太傅道:“玉本属阴,它又沁了人血。殿下,您看过便罢,最好还是交由臣下保管……”
“不必,”福纨下意识拒绝了对方,“先放孤这里。”
萧太傅:“也可。臣去寻了定远侯谋逆案的卷宗,只可惜时隔多年,或残缺或丢失,实在没有多少线索。臣已另派人往大司马府上打探,一旦发现疑似那位小侯女的踪迹,立刻回报。”
福纨:“你似乎很是担忧?”
“殿下,”萧太傅无奈道,“定远侯世代武将,那位失踪的御小姐更是百年难得一遇的习武奇才。她与皇室血海深仇,说什么也不可能帮咱们。”

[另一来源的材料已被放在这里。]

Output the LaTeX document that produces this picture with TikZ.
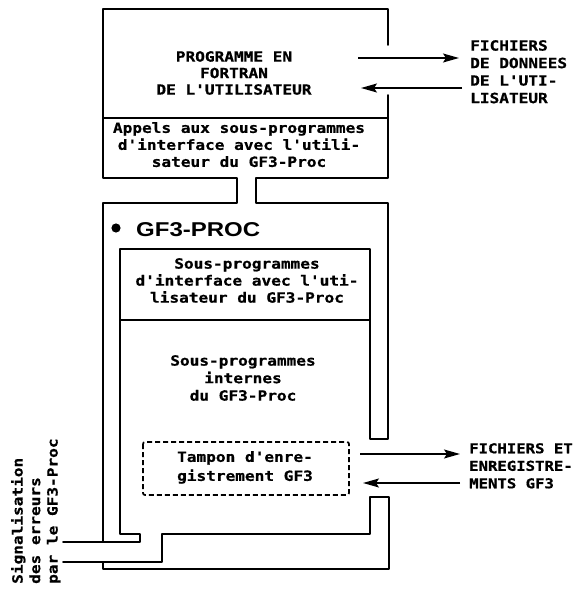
\documentclass[tikz,border=0pt]{standalone}
\usepackage{fontspec}
\newfontfamily\twfont[FakeStretch=1.15,BoldFeatures={FakeBold=0.8}]{DejaVu Sans Mono}
\newfontfamily\hvfont[FakeStretch=1.2]{Liberation Sans}
\usetikzlibrary{arrows.meta}
\begin{document}
\begin{tikzpicture}[x=1pt,y=-1pt,
  wall/.style={line width=1.9pt, line cap=round, line join=round},
  txt/.style={font={\twfont\bfseries\fontsize{14}{17}\selectfont}, align=center, inner sep=0pt, anchor=north},
  sidetxt/.style={font={\twfont\bfseries\fontsize{14}{17.5}\selectfont}, align=left, inner sep=0pt, anchor=north west},
  flow/.style={line width=1.5pt, -{Stealth[length=16pt,width=9pt,inset=3pt]}},
  dashbox/.style={line width=1.7pt, dash pattern=on 5pt off 3pt, rounded corners=2pt},
]
\useasboundingbox (0,0) rectangle (578,589);

% ---- user program box, GF3-PROC outer box, inner box
\draw[wall] (388,45) -- (388,9) -- (103,9) -- (103,178) -- (237,178) -- (237,203) -- (103,203) -- (103,542);
\draw[wall] (388,95) -- (388,178) -- (256,178) -- (256,203) -- (388,203) -- (388,439) -- (370,439) -- (370,249) -- (120,249) -- (120,534) -- (140,534) -- (140,542) -- (63,542);
\draw[wall] (103,118) -- (388,118);
\draw[wall] (120,320) -- (370,320);
% ---- lower channel
\draw[wall] (63,562) -- (162,562) -- (162,534) -- (370,534) -- (370,497) -- (389,497) -- (389,569) -- (103,569) -- (103,562);

% ---- buffer
\draw[dashbox] (143,442) rectangle (349,495);

% ---- texts
\node[txt, font={\twfont\bfseries\fontsize{14}{16.5}\selectfont}] (prog) at (234,51) {PROGRAMME EN\\FORTRAN\\DE L'UTILISATEUR};
\node[txt] (appels) at (239,122) {Appels aux sous-programmes\\d'interface avec l'utili-\\sateur du GF3-Proc};
\node[txt] (interf) at (247,258) {Sous-programmes\\d'interface avec l'uti-\\lisateur du GF3-Proc};
\node[txt, font={\twfont\bfseries\fontsize{14}{17.5}\selectfont}] (intern) at (243,355) {Sous-programmes\\internes\\du GF3-Proc};
\node[txt, font={\twfont\bfseries\fontsize{14}{19}\selectfont}] (tampon) at (245,451) {Tampon d'enre-\\gistrement GF3};

\node[sidetxt] (fdon) at (470,40) {FICHIERS\\DE DONNEES\\DE L'UTI-\\LISATEUR};
\node[sidetxt, font={\twfont\bfseries\fontsize{13.6}{17.5}\selectfont}] (fgf3) at (469,443) {FICHIERS ET\\ENREGISTRE-\\MENTS GF3};
\node[sidetxt, rotate=90] (signal) at (11,584) {Signalisation\\des erreurs\\par le GF3-Proc};

\fill (116,228) circle (4.6pt);
\node[font={\hvfont\bfseries\fontsize{20}{24}\selectfont}, anchor=base west, inner sep=0pt] (gf3) at (136,236) {GF3-PROC};

% ---- flows
\coordinate (p1) at (358,58);  \coordinate (q1) at (459,58);
\coordinate (p2) at (462,88);  \coordinate (q2) at (361,88);
\coordinate (p3) at (360,454); \coordinate (q3) at (460,454);
\coordinate (p4) at (460,483); \coordinate (q4) at (363,483);
\draw[flow] (p1) -- (q1);
\draw[flow] (p2) -- (q2);
\draw[flow] (p3) -- (q3);
\draw[flow] (p4) -- (q4);
\end{tikzpicture}
\end{document}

他压低声音:“但有一点,倘若顺藤摸瓜,抓住了大司马窝藏逆贼的证据,怎么也够他们喝一壶的。”
福纨握紧手心:“只要找到玉佩……就能确认了么?”
太傅:“是。年龄外貌一概不知,我们能依靠的,只有这枚御氏家纹。”他停了片刻,又道:“宫中遇见什么可疑之人,殿下也可凭此稍作推断。”
福纨:“你怎知她一定戴着玉佩?”
他反问:“换做是殿下,舍得扔吗?”
——亲族俱灭,天地间只余孤身一人,又如何舍得丢弃唯一的旧物?
福纨垂眸,勾唇笑了。
“孤?自然是舍得。这世上没什么东西比孤的性命更要紧。”
太傅叹了口气,只道:“她不是殿下。”
福纨打断他:“眼下是什么时辰了?”
太傅:“约莫巳时三刻……”
福纨眼皮一跳,猛地站起身,大踏步往外冲。
“——殿下?”
“这玉佩孤收着了,”她边走边匆匆摆手,“你自己再去另寻一枚。”
福纨紧赶慢赶换完衣服,一路小跑至约定的地点,还是晚了一步。
茅草亭空空荡荡,哪里有白蝉的影子。
她原地兜了一圈,忍不住有些微恼,好不容易才讲好了教她吹哨笛,她盼了多日,怎么偏就赶上今天有事?
她心中气闷,给没事找事的宋阁老等人又狠狠记了一笔。
那现在,该怎么办呢?
一个人待着委实有些蠢,可她也不想就此回宫。福纨一屁股坐了下来,从怀里摸出那支清透漂亮的翠绿哨笛,举到唇边吹了一口。
“哔哔——”还是那副有气无力的样儿。
什么嘛,肯定不是她没天赋,一定是老师教得不好!
福纨泄愤似的,又“哔哔啵啵”吹了好几声。
“喂!”
头顶传来一个声音,打断了她。
她气鼓鼓抬头,随即愣在了当场。
白蝉倒挂在茅草亭顶上,正瞅着亭内的她。因是倒着,她那双凤目愈显得尾部上挑,神色冷淡,眼角却微微泛了红,福纨看在眼里,忍不住轻轻吞咽了一下。
她仿佛刚睡醒,打了个哈欠,翻身跳了下来。
腰肢柔韧有力,在空中收紧肌肉,轻轻松松便掉了个头儿,稳稳落在地面。
“白,白……”福纨难得结巴。
白蝉:“你来迟了。”
福纨咬了咬下唇,明知自己有错在先,却还是忍不住委屈,控诉道:“我还当你走了!”
白蝉无辜:“我困了,上去歇一会儿。”
福纨凶巴巴地:“谁准你上去的?”
“?”
“下次不许去!”
整个早上,福纨一颗心跟坐了过山车似的忽上忽下,又焦虑又难受,只想找个地方发泄出来,语气冲得吓人。
两人皆是一愣。
福纨回过神,嗫嚅道:“我……我……”
她想说自己不是故意的,两只手纠结捏紧衣角,憋了许久,最后沉默地别过脸——她也不知自己这是怎么了,好不容易见了一面,却摆了脸色给人家看。
完了,白蝉这么傲的性子,肯定不会再理她了。
就在这时,她侧脸一凉,却是对方伸手扳正了她的脸。